Babymama Drama

Mystique

I just need to vent! Me and my boyfriend have been knowing each other for 3 years now but have only been dating for like a year in a half. When we first started talking I noticed that he would still be in contact with his ex but ofc since it’s the beginning of the relationship you can’t really force people to change right away. He said they had a business together and he swore to me it was nothing to worry about, that all romantic ties weee cut. So me trying not to be insecure even though it made me uncomfortable I trusted he would do right. But I did warn him that if we were going to be something serious/ long term that he would need to cut her off.

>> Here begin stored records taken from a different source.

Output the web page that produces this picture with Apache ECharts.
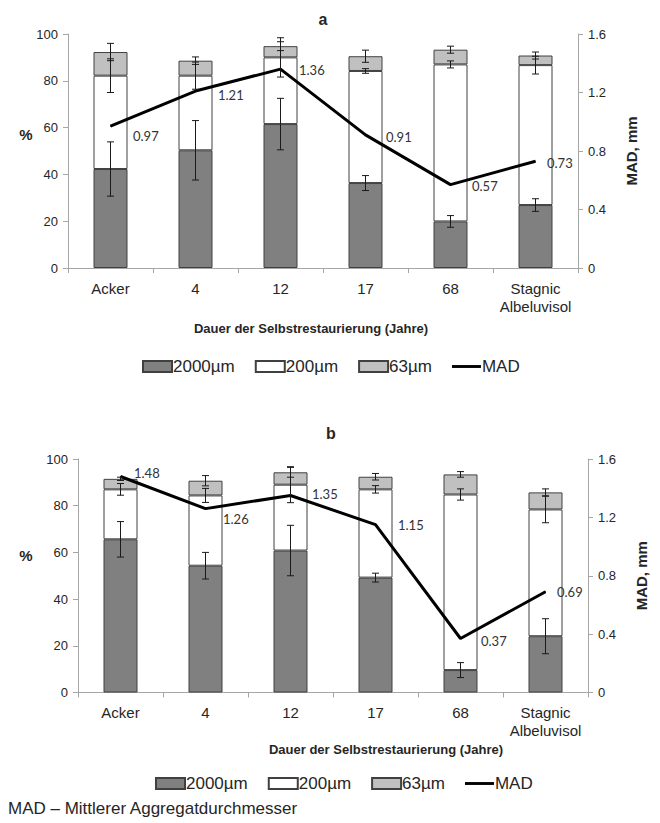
<!DOCTYPE html>
<html>
<head>
<meta charset="utf-8">
<script src="https://cdn.jsdelivr.net/npm/echarts@6/dist/echarts.min.js"></script>
<style>
html,body{margin:0;padding:0;background:#fff;}
#c{width:660px;height:823px;}
</style>
</head>
<body>
<div id="c"></div>
<script>
// ---------- data ----------
var categories = ['Acker', '4', '12', '17', '68', 'Stagnic\nAlbeluvisol'];
var seriesNames = ['2000µm', '200µm', '63µm', 'MAD'];

// Panel a
var a2000 = [42.3, 50.3, 61.5, 36.3, 19.9, 26.9];
var a200  = [39.9, 31.9, 28.5, 47.9, 67.1, 59.8];
var a63   = [10.1, 6.4, 4.8, 6.3, 6.3, 4.1];
var a2000Err = [11.6, 12.7, 11.0, 3.2, 2.5, 2.7];
var a200Err  = [7.2, 5.8, 8.4, 1.0, 1.5, 3.8];
var a63Err   = [3.7, 1.6, 1.9, 2.6, 1.5, 1.5];
var aMAD = [0.97, 1.21, 1.36, 0.91, 0.57, 0.73];

// Panel b
var b2000 = [65.6, 54.3, 60.8, 49.2, 9.6, 24.1];
var b200  = [21.4, 30.1, 28.2, 37.8, 75.2, 54.3];
var b63   = [4.5, 6.3, 5.3, 5.4, 8.6, 7.3];
var b2000Err = [7.6, 5.7, 10.8, 1.9, 3.2, 7.5];
var b200Err  = [2.5, 3.0, 7.7, 1.6, 2.4, 5.7];
var b63Err   = [0.7, 2.2, 2.1, 1.4, 1.2, 1.5];
var bMAD = [1.48, 1.26, 1.35, 1.15, 0.37, 0.69];

var leftTicks = [0, 20, 40, 60, 80, 100];
var rightTicks = [0, 0.4, 0.8, 1.2, 1.6];

var xTitle = 'Dauer der Selbstrestaurierung (Jahre)';
var footnote = 'MAD – Mittlerer Aggregatdurchmesser';

// label nudges (style only)
var aLabelShift = [[22, 10], [22, 4], [18, 1], [20, 2], [21, 1], [11, 2]];
var bLabelShift = [[13, -4], [17, 10], [21, -1], [22, 0], [20, 2], [11, 0]];

// ---------- helpers ----------
var AX = '#a6a6a6';
var TXT = '#262626';
var FONT = '"Liberation Sans", Arial, sans-serif';

function errData(base, seg, err) {
  var out = [];
  for (var i = 0; i < seg.length; i++) {
    var top = seg[i];
    if (base) top += base[i];
    out.push([i, top, err[i]]);
  }
  return out;
}
function add(x, y) { return x.map(function (v, i) { return v + y[i]; }); }

function errSeries(xi, yi, data) {
  return {
    type: 'custom', xAxisIndex: xi, yAxisIndex: yi, z: 10, silent: true,
    data: data,
    renderItem: function (params, api) {
      var x = api.value(0), c = api.value(1), e = api.value(2);
      var p1 = api.coord([x, c + e]);
      var p2 = api.coord([x, c - e]);
      var hw = 3.5;
      var st = {stroke: '#1a1a1a', lineWidth: 1};
      return {type: 'group', children: [
        {type: 'line', shape: {x1: p1[0], y1: p1[1], x2: p2[0], y2: p2[1]}, style: st},
        {type: 'line', shape: {x1: p1[0] - hw, y1: p1[1], x2: p1[0] + hw, y2: p1[1]}, style: st},
        {type: 'line', shape: {x1: p2[0] - hw, y1: p2[1], x2: p2[0] + hw, y2: p2[1]}, style: st}
      ]};
    }
  };
}

function barSeries(name, data, xi, yi, stack, color) {
  return {
    name: name, type: 'bar', stack: stack, xAxisIndex: xi, yAxisIndex: yi,
    barWidth: '40%', data: data,
    itemStyle: {color: color, borderColor: '#404040', borderWidth: 1},
    emphasis: {disabled: true}
  };
}

function madSeries(vals, shifts, xi, yi) {
  return {
    name: 'MAD', type: 'line', xAxisIndex: xi, yAxisIndex: yi, z: 8,
    symbol: 'circle', symbolSize: 1, showSymbol: true,
    lineStyle: {color: '#000', width: 3}, itemStyle: {color: '#000'},
    data: vals.map(function (v, i) {
      return {value: v, label: {offset: shifts[i]}};
    }),
    label: {show: true, position: 'right', distance: 0,
      formatter: function (p) { return p.value.toFixed(2); },
      fontFamily: 'Lato, "Open Sans", sans-serif', fontSize: 13, color: '#333'}
  };
}

function xAxis(gi) {
  return {
    type: 'category', gridIndex: gi, data: categories,
    axisLine: {lineStyle: {color: AX}},
    axisTick: {show: true, length: 5, lineStyle: {color: AX}},
    axisLabel: {interval: 0, color: TXT, fontFamily: FONT, fontSize: 15, margin: 11, lineHeight: 18}
  };
}
function yLeft(gi) {
  return {
    type: 'value', gridIndex: gi, min: 0, max: 100, interval: 20,
    splitLine: {show: false},
    axisLine: {show: true, lineStyle: {color: AX}},
    axisTick: {show: true, length: 5, lineStyle: {color: AX}},
    axisLabel: {color: TXT, fontFamily: FONT, fontSize: 13, margin: 10}
  };
}
function yRight(gi) {
  return {
    type: 'value', gridIndex: gi, min: 0, max: 1.6, interval: 0.4, position: 'right',
    splitLine: {show: false},
    axisLine: {show: true, lineStyle: {color: AX}},
    axisTick: {show: true, length: 5, lineStyle: {color: AX}},
    axisLabel: {color: TXT, fontFamily: FONT, fontSize: 13, margin: 10,
      formatter: function (v) { return v === 0 ? '0' : v.toFixed(1); }},
    name: 'MAD, mm', nameLocation: 'middle', nameRotate: 90, nameGap: 46,
    nameTextStyle: {fontFamily: FONT, fontWeight: 'bold', fontSize: 15, color: TXT}
  };
}

function legend(top, left) {
  return {
    top: top, left: left,
    itemWidth: 29, itemHeight: 11, itemGap: 20,
    textStyle: {fontFamily: FONT, fontSize: 17, color: TXT, padding: [0, 0, 0, -4]},
    data: [
      {name: '2000µm', icon: 'rect'},
      {name: '200µm', icon: 'rect'},
      {name: '63µm', icon: 'rect'},
      {name: 'MAD', icon: 'path://M0,0 L30,0 L30,3 L0,3 Z', itemStyle: {color: '#000', borderWidth: 0}}
    ],
    selectedMode: false
  };
}
function txt(text, left, top, size, bold, align) {
  return {text: text, left: left, top: top, textAlign: align || 'center', padding: 0,
    textStyle: {fontFamily: FONT, fontWeight: bold ? 'bold' : 'normal', fontSize: size, color: TXT}};
}

var chart = echarts.init(document.getElementById('c'), null, {renderer: 'svg'});
var option = {
  backgroundColor: '#fff',
  animation: false,
  title: [
    txt('a', 323, 11, 16, true),
    txt('b', 331, 425, 16, true),
    txt('%', 26, 127, 15, true),
    txt('%', 26, 548, 15, true),
    txt(xTitle, 311, 322, 13, true),
    txt(xTitle, 386, 743, 13, true),
    txt(footnote, 8, 800, 17, false, 'left')
  ],
  grid: [
    {left: 68, right: 82, top: 34, height: 234},
    {left: 78, right: 72, top: 459, height: 233.5}
  ],
  legend: [legend(353, 137), legend(770, 150)],
  xAxis: [xAxis(0), xAxis(1)],
  yAxis: [yLeft(0), yRight(0), yLeft(1), yRight(1)],
  series: [
    barSeries('2000µm', a2000, 0, 0, 'a', '#808080'),
    barSeries('200µm', a200, 0, 0, 'a', '#ffffff'),
    barSeries('63µm', a63, 0, 0, 'a', '#c0c0c0'),
    errSeries(0, 0, errData(null, a2000, a2000Err)),
    errSeries(0, 0, errData(a2000, a200, a200Err)),
    errSeries(0, 0, errData(add(a2000, a200), a63, a63Err)),
    madSeries(aMAD, aLabelShift, 0, 1),

    barSeries('2000µm', b2000, 1, 2, 'b', '#808080'),
    barSeries('200µm', b200, 1, 2, 'b', '#ffffff'),
    barSeries('63µm', b63, 1, 2, 'b', '#c0c0c0'),
    errSeries(1, 2, errData(null, b2000, b2000Err)),
    errSeries(1, 2, errData(b2000, b200, b200Err)),
    errSeries(1, 2, errData(add(b2000, b200), b63, b63Err)),
    madSeries(bMAD, bLabelShift, 1, 3)
  ]
};
chart.setOption(option);
</script>
</body>
</html>
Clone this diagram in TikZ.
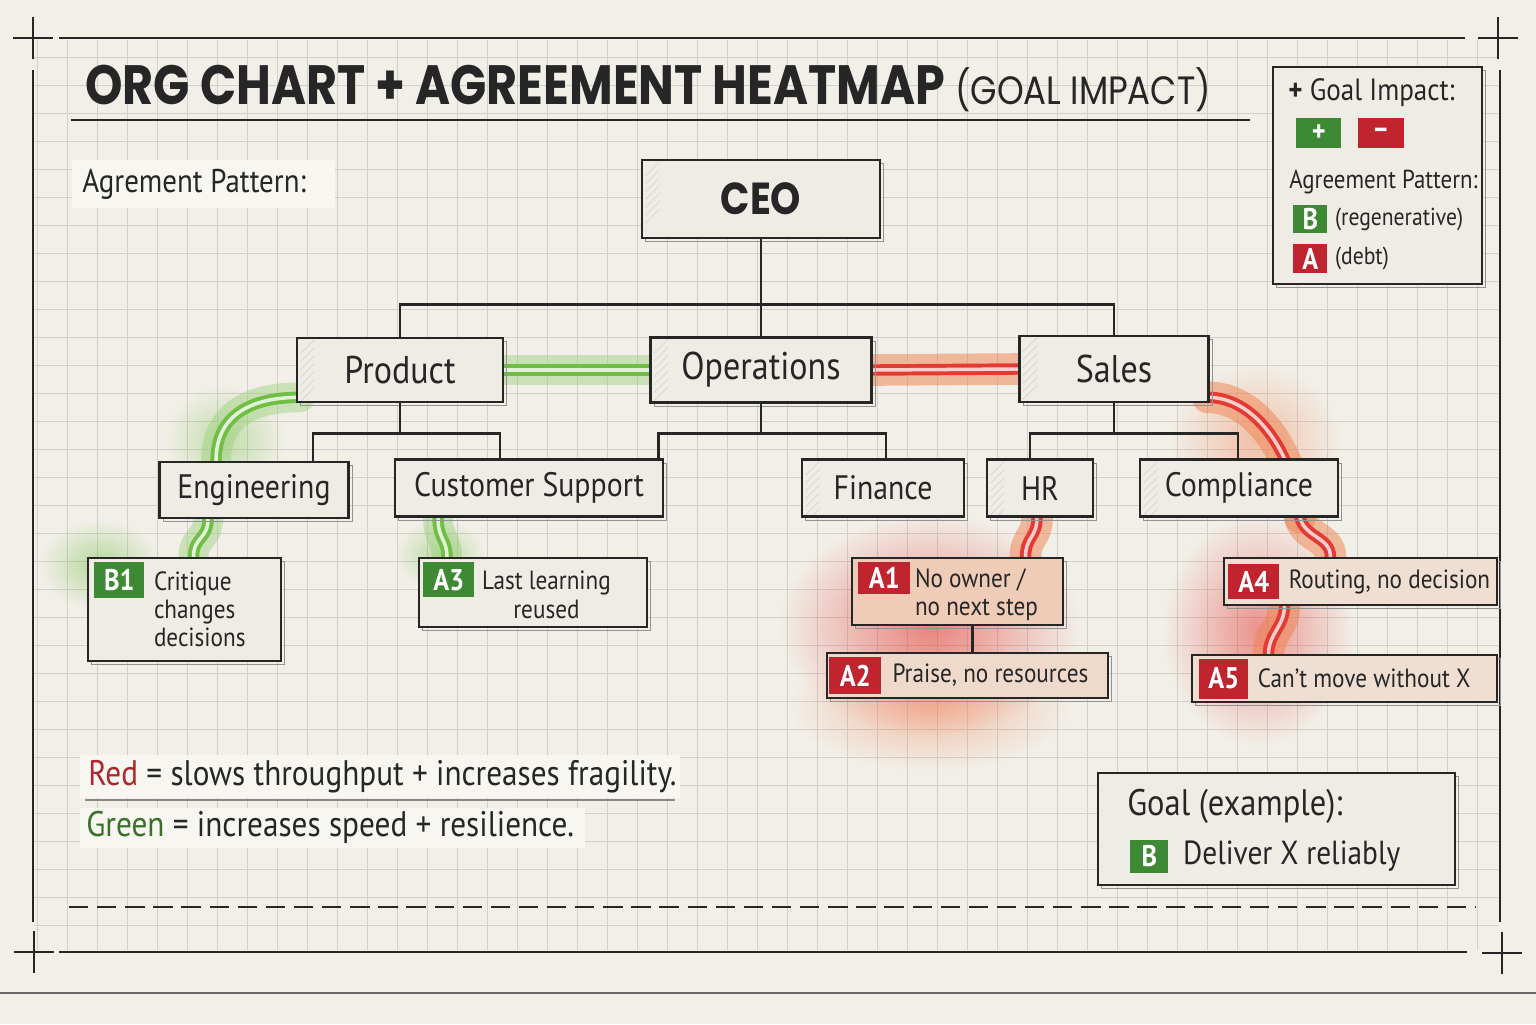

Long story short he kept talking to her behind my back and she winded up getting pregnant and today she just gave birth to the child. Y’all I’m so heartbroken like, I’m numb to everything around me. Like ig when I found out I was trying to psyc my mind out that it wasn’t really happening but seeing pictures of him holding the baby really made me come to realization of what he did! I can’t help but to be hurt, I don’t know if it’s hurting because I thought we was building a future together with family and he’s living the dream with someone else or the fact that before I even found out she was pregnant and having a baby, I had my own pregnancy scare and he told me to “get fixed” as if something is wrong with me. I feel so sick to my stomach and it’s like he’s talking to me as if everything is okay. He wants to be with me (so he says) but doesn’t even acknowledge the pain I’m going through right now. I’m on the verge of really having a mental breakdown right now! I just don’t understand I did everything he asked for and been everything he needed in a partner and it just ends like this! I’m having to reevaluate who I am as a person and pick myself up!